Making the ABC test retroactive may subject businesses to liability for misclassifying workers as independent contractors even before the test was made law, said Jeffrey Horton Thomas, an attorney with Akerman in Los Angeles. This "will be devastating to many businesses and requires their attention now," he said.

There are now significant questions about whether it is advisable to hire independent contractors, said Ron Holland, an attorney with McDermott Will & Emery in San Francisco. Examining current and prospective contractor relationships is critical, he noted, and even more so now that the 9th Circuit has weighed in.

[SHRM members-only resource: California Labor and Employment Law Overview]

"This is a significant case," said Katherine Catlos, an attorney with Kaufman Dolowich & Voluck in San Francisco. She noted that the decision will likely be appealed.

The ruling comes several days after the U.S. Department of Labor issued an employer-friendly opinion letter stating that some gig-economy workers can be properly classified as independent contractors under federal law. But many employment laws are state-based, and businesses must follow state standards under those laws.

Misclassification claims are a frequent source of litigation because employees are entitled to minimum wage, overtime pay and other benefits that are not afforded to independent contractors.

The New Standard

In April 2018, the California Supreme Court applied the ABC test to state wage-order claims in Dynamex Operations West v. Superior Court. Under the new analysis, all three of the following factors must be met for a worker to be properly classified as an independent contractor:

  • The worker is free from the control and direction of the hiring entity in connection with the performance of the work, both under the contract for the performance of the work and in fact.
  • The worker performs tasks that are outside of the usual course of the hiring entity's business.
  • The worker is customarily engaged in an independently established trade, occupation or business of the same nature as the work performed for the hiring entity.

The prior test was a more flexible multifactor analysis that primarily focused on who exerted control over the work.

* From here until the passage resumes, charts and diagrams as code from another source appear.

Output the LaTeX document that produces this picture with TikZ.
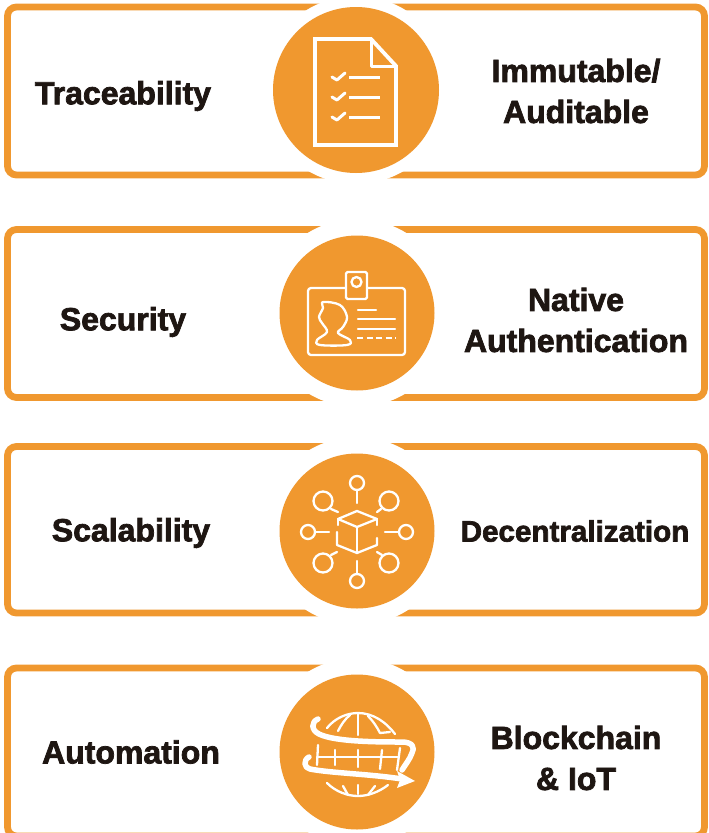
\documentclass[tikz,border=0pt]{standalone}
\usepackage{fontspec}
\setmainfont[BoldFeatures={FakeBold=2.3}]{Liberation Sans}
\definecolor{org}{HTML}{F0982F}
\definecolor{ink}{HTML}{1E1612}
\tikzset{
 x=1pt,y=-1pt,
 panel/.style={draw=org,line width=6.8pt,rounded corners=9pt,fill=white},
 halo/.style={circle,fill=white,draw=none,inner sep=0pt},
 disc/.style={circle,fill=org,draw=none,inner sep=0pt},
 lab/.style={font=\fontsize{32}{41}\selectfont\bfseries,text=ink,align=center,inner sep=0pt},
 ico/.style={draw=white,line width=3pt,line cap=round,line join=round},
 icot/.style={draw=white,line width=2.3pt,line cap=round,line join=round},
 band/.style={draw=white,line width=5.5pt,line cap=round,line join=round},
}
\begin{document}
\begin{tikzpicture}
\useasboundingbox (0,0) rectangle (709,833);
% panels
\draw[panel] (7.5,7) rectangle (704.5,175);
\draw[panel] (7.5,229.5) rectangle (704.5,397.5);
\draw[panel] (7.5,446.5) rectangle (704.5,613);
\draw[panel] (7.5,668) rectangle (704.5,836);
% discs
\node[halo,minimum size=188pt] (h1) at (356,90) {};
\node[disc,minimum size=166pt] (d1) at (356,90) {};
\node[halo,minimum size=188pt] (h2) at (357,313) {};
\node[disc,minimum size=155pt] (d2) at (357,313) {};
\node[halo,minimum size=188pt] (h3) at (357,531) {};
\node[disc,minimum size=155pt] (d3) at (357,531) {};
\node[halo,minimum size=188pt] (h4) at (357,752) {};
\node[disc,minimum size=155pt] (d4) at (357,752) {};
% labels
\node[lab] (t1) at (123,96) {Traceability};
\node[lab] (t2) at (576,91) {Immutable/\\Auditable};
\node[lab] (t3) at (123,322) {Security};
\node[lab] (t4) at (576,320) {Native\\Authentication};
\node[lab] (t5) at (131,533) {Scalability};
\node[lab,font=\fontsize{29.6}{41}\selectfont\bfseries] (t6) at (575,531) {Decentralization};
\node[lab] (t7) at (131,752) {Automation};
\node[lab] (t8) at (576,758) {Blockchain\\\&\ IoT};
% icon 1: document
\draw[ico,line width=3.8pt,line cap=butt,line join=miter] (315,39) -- (371,39) -- (396,66) -- (396,145) -- (315,145) -- cycle;
\draw[ico,line width=3pt,line cap=butt] (371,39) -- (371,66) -- (396,66);
\foreach \yy in {76,96,116}{
 \draw[ico] (332,\yy+1) -- (337,\yy+4) -- (345,\yy-3);
 \draw[ico,line cap=butt] (349,\yy+1) -- (380,\yy+1);
}
% icon 2: badge
\draw[icot,rounded corners=3pt] (308,288) rectangle (405,355);
\draw[icot,fill=org,rounded corners=1.5pt] (346,272) rectangle (367,299);
\draw[icot] (356.5,282) circle (5pt);
\draw[icot] plot[smooth cycle,tension=0.6] coordinates {(323,302) (340,305) (347,317) (343,327) (338,333) (350,340) (347,345) (320,345) (317,340) (327,332) (322,323) (319,317) (323,308)};
\draw[icot] (358,310) -- (376,310);
\draw[icot] (358,319) -- (395,319);
\draw[icot] (358,329) -- (395,329);
\draw[icot,line cap=butt,dash pattern=on 6pt off 3.5pt] (357,338) -- (396,338);
% icon 3: network cube
\draw[icot] (338,519) -- (357,511) -- (377,519) -- (357,527) -- cycle;
\draw[icot] (357,527) -- (357,553);
\draw[icot] (338,519) -- (338,525);
\draw[icot] (377,519) -- (377,525);
\draw[icot] (337,532) -- (337,545) -- (357,553) -- (377,545) -- (377,538);
\foreach \cx/\cy/\r in {357/483/7,357/581/7,308/532/7,406/532/7,323/501/9.5,389/501/9.5,323/563/9.5,389/563/9.5}{
 \draw[icot] (\cx,\cy) circle (\r pt);
}
\draw[icot] (357,490) -- (357,503);
\draw[icot] (357,561) -- (357,574);
\draw[icot] (315,532) -- (329,532);
\draw[icot] (385,532) -- (399,532);
\draw[icot] (331,509) -- (338,512);
\draw[icot] (381,509) -- (377,512);
\draw[icot] (331,555) -- (337,552);
\draw[icot] (382,555) -- (377,552);
% icon 4: globe
\draw[icot] (327,728) .. controls (335,718) and (347,713) .. (358,713) .. controls (373,713) and (386,722) .. (395,734);
\draw[icot] (338,731) .. controls (341,725) and (345,719) .. (350,715);
\draw[icot] (358,714) -- (358,735);
\draw[icot] (368,716) .. controls (373,721) and (377,727) .. (380,733) -- (390,732);
\draw[icot] (317,757) -- (398,757);
\draw[icot] (318,745) -- (317,765);
\draw[icot] (335,750) -- (335,765);
\draw[icot] (358,750) -- (358,767);
\draw[icot] (382,750) -- (380,769);
\draw[icot] (400,748) -- (397,770);
\draw[icot] (327,783) .. controls (336,792) and (348,796) .. (358,796) .. controls (368,796) and (379,792) .. (388,785);
\draw[icot] (343,786) -- (348,795);
\draw[icot] (358,785) -- (358,794);
\draw[icot] (375,786) -- (368,795);
\draw[band] (318,719) .. controls (311,722) and (311,730) .. (319,734) .. controls (335,742) and (380,742) .. (402,742) .. controls (413,742) and (415,748) .. (412,753) .. controls (410,759) and (405,765) .. (402,770);
\draw[band] (309,757) .. controls (303,760) and (304,768) .. (310,769) .. controls (330,773) and (370,774) .. (402,779);
\fill[white] (415,781) -- (397,771) -- (400,780) -- (397,788) -- cycle;
\end{tikzpicture}
\end{document}
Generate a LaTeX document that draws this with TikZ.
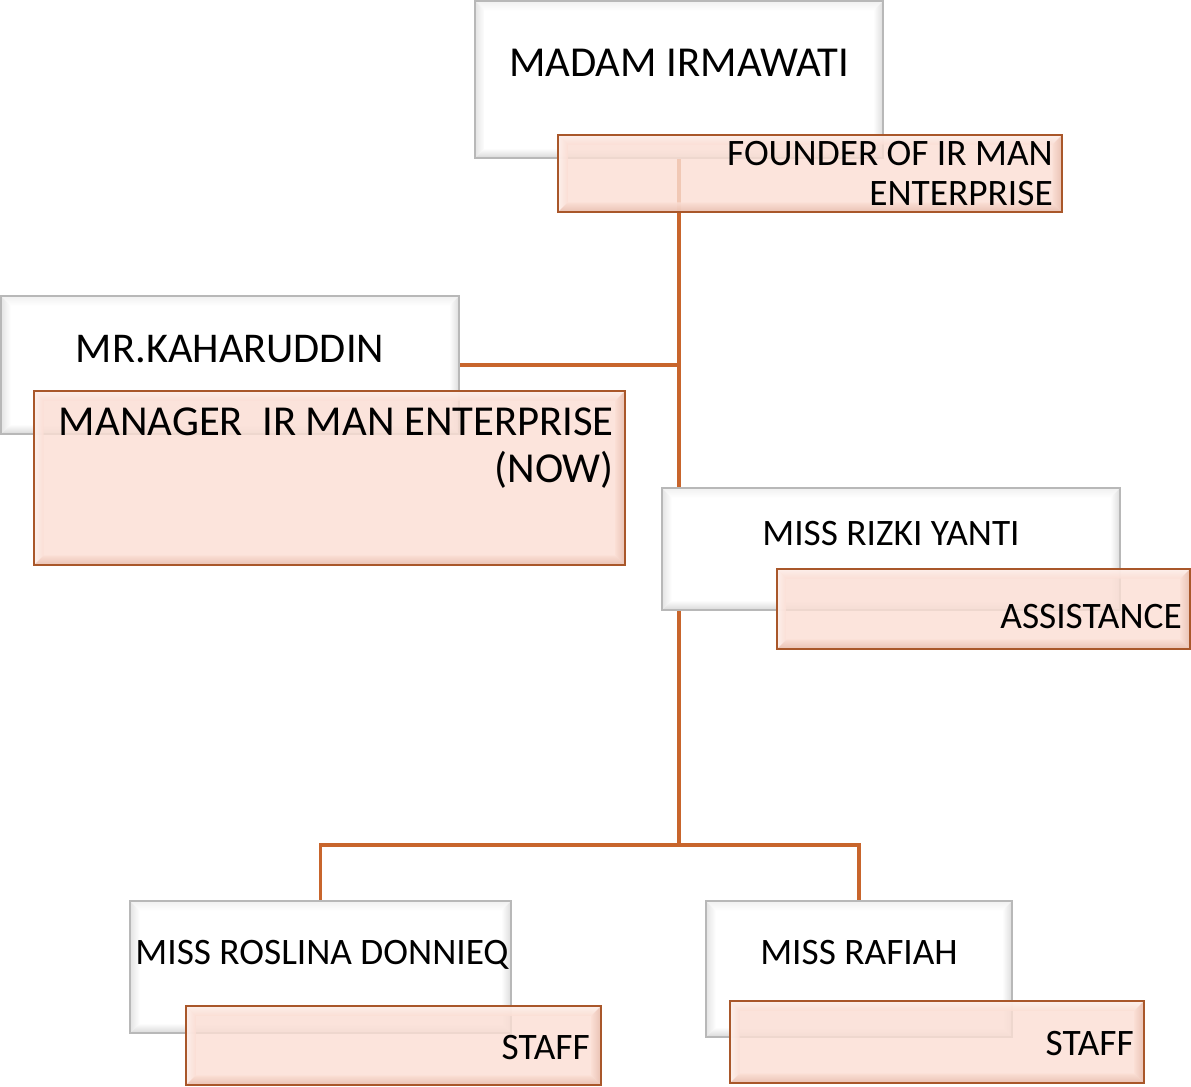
\documentclass[tikz,border=0pt]{standalone}
\usepackage{fontspec}
\setmainfont{Carlito}
\usetikzlibrary{fit,calc,backgrounds}
\definecolor{orfill}{HTML}{FBDED4}
\definecolor{ordraw}{HTML}{A9572A}
\definecolor{orline}{HTML}{C8652C}
\definecolor{wdraw}{HTML}{B8B8B8}
\definecolor{orlight}{HTML}{FEF2EE}
\definecolor{ordark}{HTML}{E6BBAA}
\tikzset{
  wbox/.style={inner sep=0pt, fill=white},
  obox/.style={inner sep=0pt, fill=orfill, fill opacity=0.82},
  wedge/.style={draw=wdraw, line width=1.2pt},
  oedge/.style={draw=ordraw, line width=1.6pt},
  wtop/.style={top color=gray!12, bottom color=white},
  wleft/.style={left color=gray!22, right color=white},
  wright/.style={left color=white, right color=gray!28},
  wbot/.style={top color=white, bottom color=gray!32},
  otop/.style={top color=orlight, bottom color=orfill, fill opacity=0.85},
  oleft/.style={left color=orlight, right color=orfill, fill opacity=0.85},
  oright/.style={left color=orfill, right color=ordark, fill opacity=0.85},
  obot/.style={top color=orfill, bottom color=ordark, fill opacity=0.85},
  txt/.style={inner sep=0pt, text=black},
  namefont/.style={font=\fontsize{28}{33}\selectfont},
  connector/.style={draw=orline, line width=2.3pt},
}
\newcommand\bevelbox[2]{%
  \path[#2top] (#1.north west) -- (#1.north east) -- ($(#1.north east)+(-10,10)$) -- ($(#1.north west)+(10,10)$) -- cycle;
  \path[#2left] (#1.north west) -- ($(#1.north west)+(10,10)$) -- ($(#1.south west)+(10,-10)$) -- (#1.south west) -- cycle;
  \path[#2right] (#1.north east) -- (#1.south east) -- ($(#1.south east)+(-10,-10)$) -- ($(#1.north east)+(-10,10)$) -- cycle;
  \path[#2bot] (#1.south west) -- (#1.south east) -- ($(#1.south east)+(-10,-10)$) -- ($(#1.south west)+(10,-10)$) -- cycle;
  \draw[#2edge] (#1.north west) rectangle (#1.south east);
}
\begin{document}
\begin{tikzpicture}[x=0.75pt,y=-0.75pt]
\useasboundingbox (0,0) rectangle (1191,1086);
% white boxes
\node[wbox, fit={(475,1)(883,158)}] (madam) {};
\bevelbox{madam}{w}
\node[wbox, fit={(1,296)(459,434)}] (kah) {};
\bevelbox{kah}{w}
\node[wbox, fit={(662,488)(1120,610)}] (rizki) {};
\bevelbox{rizki}{w}
\node[wbox, fit={(130,901)(511,1033)}] (roslina) {};
\bevelbox{roslina}{w}
\node[wbox, fit={(706,901)(1012,1037)}] (rafiah) {};
\bevelbox{rafiah}{w}
% orange boxes
\node[obox, fit={(558,135)(1062,212)}] (founder) {};
\bevelbox{founder}{o}
\node[obox, fit={(34,391)(625,565)}] (manager) {};
\bevelbox{manager}{o}
\node[obox, fit={(777,569)(1190,649)}] (assist) {};
\bevelbox{assist}{o}
\node[obox, fit={(186,1006)(601,1085)}] (staffa) {};
\bevelbox{staffa}{o}
\node[obox, fit={(730,1001)(1144,1083)}] (staffb) {};
\bevelbox{staffb}{o}
% connectors
\coordinate (j) at (679,845);
\begin{pgfonlayer}{background}
\draw[connector] (madam.south) -- (j);
\draw[connector] (kah.east) -- (kah.east -| madam.south);
\draw[connector] (roslina.north) |- (j) -| (rafiah.north);
\end{pgfonlayer}
% texts
\node[txt, anchor=base, font=\fontsize{32}{36}\selectfont] (madamt) at (679,76) {MADAM IRMAWATI};
\node[txt, anchor=north east, align=right, font=\fontsize{28}{30}\selectfont] (foundert) at (1053,141) {FOUNDER OF IR MAN\\ENTERPRISE};
\node[txt, anchor=base, font=\fontsize{31.8}{36}\selectfont] (kaht) at (230,362) {MR.KAHARUDDIN};
\node[txt, anchor=north east, align=right, font=\fontsize{32}{35}\selectfont] (mant) at (614,408) {MANAGER\ \ IR MAN ENTERPRISE\\(NOW)};
\node[txt, namefont, anchor=base] (rizkit) at (891,545) {MISS RIZKI YANTI};
\node[txt, namefont, anchor=base east] (asst) at (1182,628) {ASSISTANCE};
\node[txt, namefont, anchor=base] (roslinat) at (322,964) {MISS ROSLINA DONNIEQ};
\node[txt, namefont, anchor=base east] (staffat) at (590,1059) {STAFF};
\node[txt, namefont, anchor=base] (rafiaht) at (859,964) {MISS RAFIAH};
\node[txt, namefont, anchor=base east] (staffbt) at (1134,1055) {STAFF};
\end{tikzpicture}
\end{document}
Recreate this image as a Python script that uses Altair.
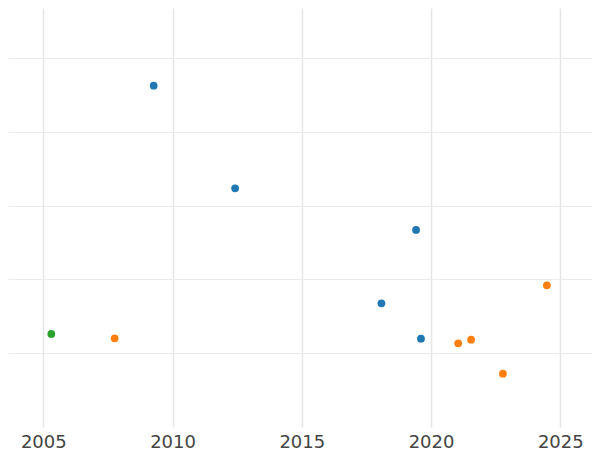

Employers should note that the ABC test applies only to wage-order claims in California, and different tests may apply under other state laws.

Since the Dynamex decision, the California Supreme Court has denied a petition to clarify that the decision applies only prospectively, and some trial courts in the state have explicitly ruled that the test applies retroactively. The 9th Circuit agreed with the trial courts May 2 in Vazquez v. Jan-Pro Franchising International.

Franchise Operation

The defendant in the 9th Circuit case, Jan-Pro Franchising International, operated a multitiered franchise model for janitorial services, through which it entered into contracts with "master franchisees." The master franchisees served as intermediaries and sold business plans to "unit franchisees," which performed commercial cleaning services under the Jan-Pro name.

In a proposed class action, unit franchisees claimed they were misclassified as independent contractors and were actually Jan-Pro employees. But Jan-Pro argued that its business was a separate entity from the master franchisees that contracted with the unit franchisees.

Several plaintiffs in the case worked in California and claimed that the ABC test should apply—even though their claims preceded the Dynamex ruling—and they should be deemed employees under that analysis.

Siding with the plaintiffs, the 9th Circuit said that courts will generally presume that a judicial decision applies retroactivity. Furthermore, in Dynamex, the state high court said its ruling was a clarification rather than a departure from established law, and several lower courts in the state have applied the ruling retroactively.

Thus, the 9th Circuit directed the lower court to evaluate the case in light of the Dynamex decision.

Applying the ABC Test

The 9th Circuit provided guidelines to use when evaluating the ABC test. For example, for "Prong B," the court discussed what the hiring entity needs to prove in order to establish that a worker was not performing tasks that are a part of the company's usual course of business.

"The court suggested a follow-the-money approach for Prong B," Catlos said. Is the hiring entity's financial gain dependent on the tasks the worker performs? The lower the financial impact, the more likely a court will find in favor of independent-contractor status, she noted.

In Dynamex, the California Supreme Court used the example of a retail store hiring a plumber to repair a bathroom leak. The plumber provides "incidental services for otherwise unrelated businesses" and may be properly classified as an independent contractor. However, the state high court said, when a bakery hires cake decorators to regularly work on its custom-designed cakes, the workers are performing tasks that are part of the company's usual business operation.

The 9th Circuit decision provides guidance to franchisors—but it is also informative for any businesses that hire independent contractors, including those in the gig economy, Catlos said. Current franchisors and all entities who use independent contractors should review their contracts and audit their practices "on the ground" to ensure workers are truly independent contractors in light of the court's guideposts and observations, she added.